たくあんの缶詰には5種類の味がある。一般的に欧州では漬物のにおいが敬遠されるイメージがあるが、道本食品では通常のたくあんの味に加え、しょうゆ味や唐辛子味といった商品も用意して対応している。欧州でもすしを食べる人は多く、しょうゆ味は現地の外国人にもなじみやすい。また、唐辛子味も現地では好まれるという。道本氏は「例えばサラダに合う商品など、現地の味覚にマッチした商品提案は必要だ」と、新たな商品開発に意欲的だ。輸出は、仲介業者を経由しているが、7月に大筋合意した日EU経済連携協定(EPA)により、日本から欧州へ輸出する漬物の関税17.6%が撤廃された場合の効果は大きいという。

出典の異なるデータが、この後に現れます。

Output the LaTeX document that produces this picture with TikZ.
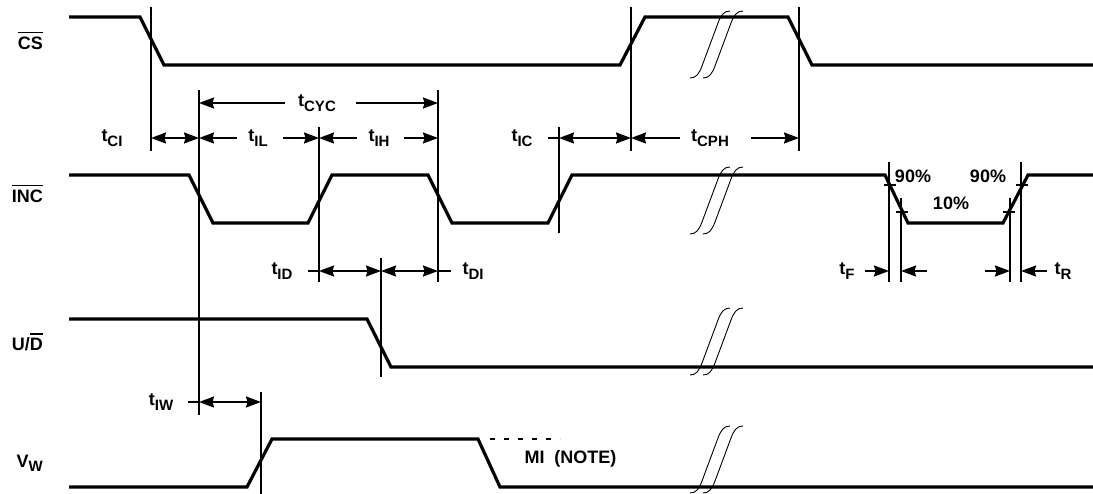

世界各国の市場をみると、米国は日本食が普及していることもあり、漬物市場も飽和状態となっている。また、アジアでは競合が多く、海外業者も含め価格競争になってしまうことから、販路拡大に苦労することもあるという。その点、欧州は所得が高めで、品質が認められれば販売拡大の可能性がある点で魅力だという。
無添加や包装にも工夫
輸出に際しては、原材料や包装にも工夫する。特に米国や欧州では、食品添加物を含むかどうか厳しくチェックされることから、グルタミン酸ナトリウム(MSG)を含まない無添加のたくあんを開発した。欧州は規制が厳しい半面、一度受け入れられれば輸出が楽になるという。また、中東向け商品は原材料からアルコールを除くなどの工夫をしている。包装の表記も海外の消費者が読みやすいよう英語にしている。
欧州向けには、ワインに合う粒マスタードたくあんも開発した。通常のたくあんよりコストがかかるが、好評を得ている。さらに、無添加のたくあん缶詰の開発にも着手しているという。同社の商品は、輸出先のレストランで提供される機会があるほか、チーズに合う食べ方やブラックペッパーをかけるなど、他の商品とのコラボレーションにも可能性があるという。
道本氏は「現地での試食会などで、商品がどのようなものか理解してもらうことが重要だと感じている」と語り、同社では商品開発や現地での売り込みを進め、5年以内には海外向けの売り上げを2倍以上にするとしている。